Punctuating the narrative of personal childhood memories are bright explosions of colour presented through the new works from Bremer’s ongoing Bloemen series. The brightness of the Bloemen works provides relief from the melancholia of the figurative pieces.  Yet just as in the family photographs, these works also bear several layers of personal history for the Dutch-born artist: these images of flowers are a symbol of Dutch identity and national pride, taken directly from a 1948 book Bloemen, produced in Holland as part of an effort to rebuild the nation’s spirit after the turbulent war years.

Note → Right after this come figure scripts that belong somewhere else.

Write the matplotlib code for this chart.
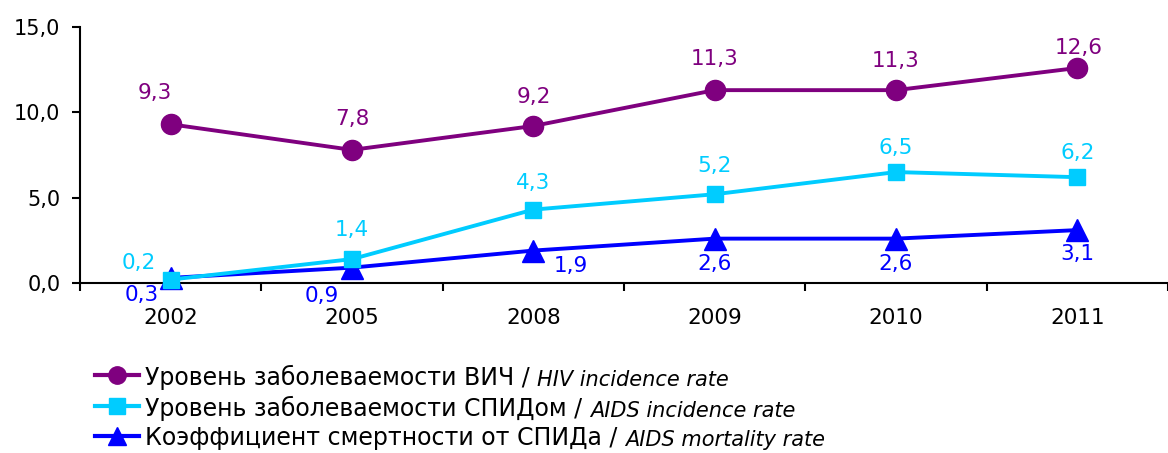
import matplotlib
matplotlib.use("Agg")
import matplotlib.pyplot as plt
from matplotlib.lines import Line2D
import numpy as np

years = ["2002", "2005", "2008", "2009", "2010", "2011"]
hiv = [9.3, 7.8, 9.2, 11.3, 11.3, 12.6]
aids = [0.2, 1.4, 4.3, 5.2, 6.5, 6.2]
mort = [0.3, 0.9, 1.9, 2.6, 2.6, 3.1]
yticks = [0, 5, 10, 15]

leg_ru = ["Уровень заболеваемости ВИЧ / ",
          "Уровень заболеваемости СПИДом / ",
          "Коэффициент смертности от СПИДа / "]
leg_en = ["HIV incidence rate", "AIDS incidence rate", "AIDS mortality rate"]

C_HIV = "#7F007F"
C_AIDS = "#00CCFF"
C_MORT = "#0000FF"

plt.rcParams["font.family"] = ["DejaVu Sans"]

W, H = 1168, 453
fig = plt.figure(figsize=(W / 100, H / 100), dpi=100)
x0, x1 = 80, 1168
y0, y1 = 283, 27
ax = fig.add_axes([x0 / W, 1 - y0 / H, (x1 - x0) / W, (y0 - y1) / H])
ax.patch.set_alpha(0)

x = np.arange(len(years))
step = 183.0
ax.set_xlim(-0.5, -0.5 + (x1 - x0) / step)
ax.set_ylim(0, 15)

ax.plot(x, mort, color=C_MORT, lw=2.8, marker="^", ms=16, zorder=3, clip_on=False)
ax.plot(x, aids, color=C_AIDS, lw=2.8, marker="s", ms=12, zorder=4, clip_on=False)
ax.plot(x, hiv, color=C_HIV, lw=2.8, marker="o", ms=14.5, zorder=5, clip_on=False)

fs = 15.5
hiv_off = [(-16, 31), (0, 31), (0, 29), (0, 31), (0, 29), (1, 20)]
aids_off = [(-32, 17), (0, 29), (0, 27), (0, 28), (0, 24), (0, 24)]
mort_off = [(-29, -17), (-30, -28), (37, -15), (0, -25), (0, -25), (0, -24)]


def fmt(v):
    return f"{v:.1f}".replace(".", ",")


for series, offs, col in [(hiv, hiv_off, C_HIV), (aids, aids_off, C_AIDS), (mort, mort_off, C_MORT)]:
    for xi, v, (dx, dy) in zip(x, series, offs):
        ax.annotate(fmt(v), (xi, v), xytext=(dx * 0.72, dy * 0.72), textcoords="offset points",
                    ha="center", va="center", color=col, fontsize=fs, zorder=6)

ax.set_yticks(yticks)
ax.set_yticklabels([fmt(v) for v in yticks], fontsize=15)
ax.set_xticks(x)
ax.set_xticklabels(years, fontsize=fs)
ax.set_xticks(np.arange(len(years) + 1) - 0.5, minor=True)
ax.tick_params(axis="x", which="major", length=0, pad=18)
ax.tick_params(axis="x", which="minor", length=6, width=1.5, direction="out")
ax.tick_params(axis="y", length=6, width=1.5, direction="out", pad=8)
for s in ["top", "right"]:
    ax.spines[s].set_visible(False)
ax.spines["left"].set_linewidth(1.5)
ax.spines["bottom"].set_linewidth(1.5)

# legend drawn manually
rows_y = [375, 406, 436]
handles = [(C_HIV, "o", 12.5), (C_AIDS, "s", 11), (C_MORT, "^", 13)]
for yy, (col, mk, ms), ru, en in zip(rows_y, handles, leg_ru, leg_en):
    fy = 1 - yy / H
    fig.add_artist(Line2D([95 / W, 139 / W], [fy, fy], color=col, lw=3, transform=fig.transFigure))
    fig.add_artist(Line2D([117 / W], [fy], color=col, marker=mk, ms=ms, lw=0, transform=fig.transFigure))
    t = fig.text(145 / W, fy, ru, fontsize=17, va="center_baseline", ha="left")
    ax.annotate(en, xy=(1, 0), xycoords=t, fontsize=15, style="italic", va="bottom", ha="left",
                annotation_clip=False)

fig.savefig("out.png", dpi=100)
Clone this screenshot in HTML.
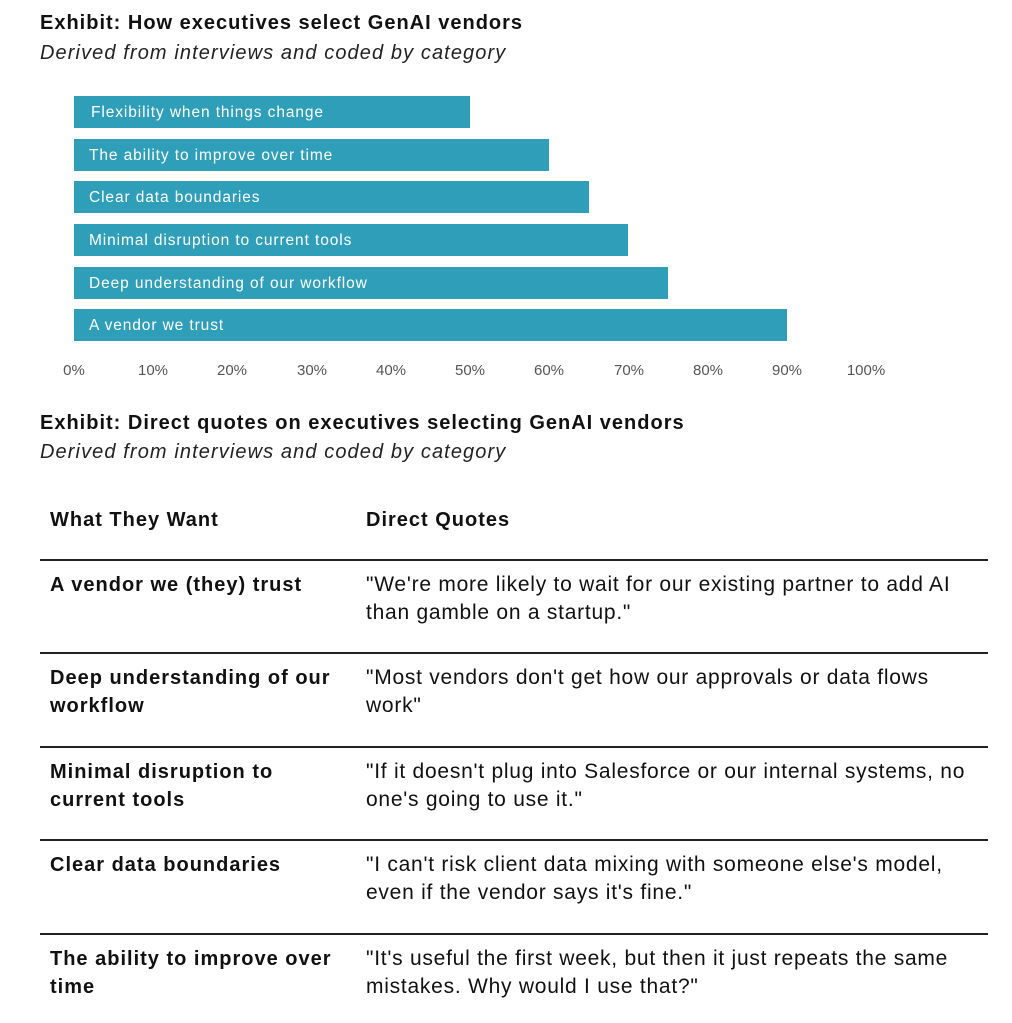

For Bremer, the Bloemen works are full of hope and melancholia at the same time, as they exemplify the universal appeal and timelessness of flowers while also bringing back personal memories of home. 

 

Bremer sees Here Comes the Sun as a small monument to the past; of half remembered memories and musings on what the future might bring. Each of us, despite our individualism and uniqueness, can relate to the universal experience of remembering, connecting our own past to these visual manifestations of memory. 

 

 


 

 

ABOUT THE ARTIST: 

 

Sebastiaan Bremer (b. Amsterdam, The Netherlands, 1970) attended the open studio program in Vrije Academie in The Hague (1989-1991) and moved to New York in 1992. In 2016 Fort Worth Contemporary Arts at TCU held a mid-career retrospective of Bremer’s work. Other selected shows include Tate Modern (London), The Brooklyn Museum of Art (New York), Het Gemeentemuseum (The Hague), The Aldrich Museum (Connecticut), Marlborough Gallery (New York), Storefront for Art and Architecture (New York), Mia Sundberg Gallery (Stockholm), Projektraum I (Berlin), Kunsthal KadE (Amersfoort), MOCA Tucson (Tucson), the Tang Museum, Skidmore College (Saratoga Springs), and the Warhol Museum (Pittsburg). Bremer’s work is represented in important private and public collections such as Victoria & Albert Museum (London), MoMA (New York), LACMA (Los Angeles), Berger collection (Zurich), The Zabludowicz Trust (London), and the Rabobank Collection (The Netherlands).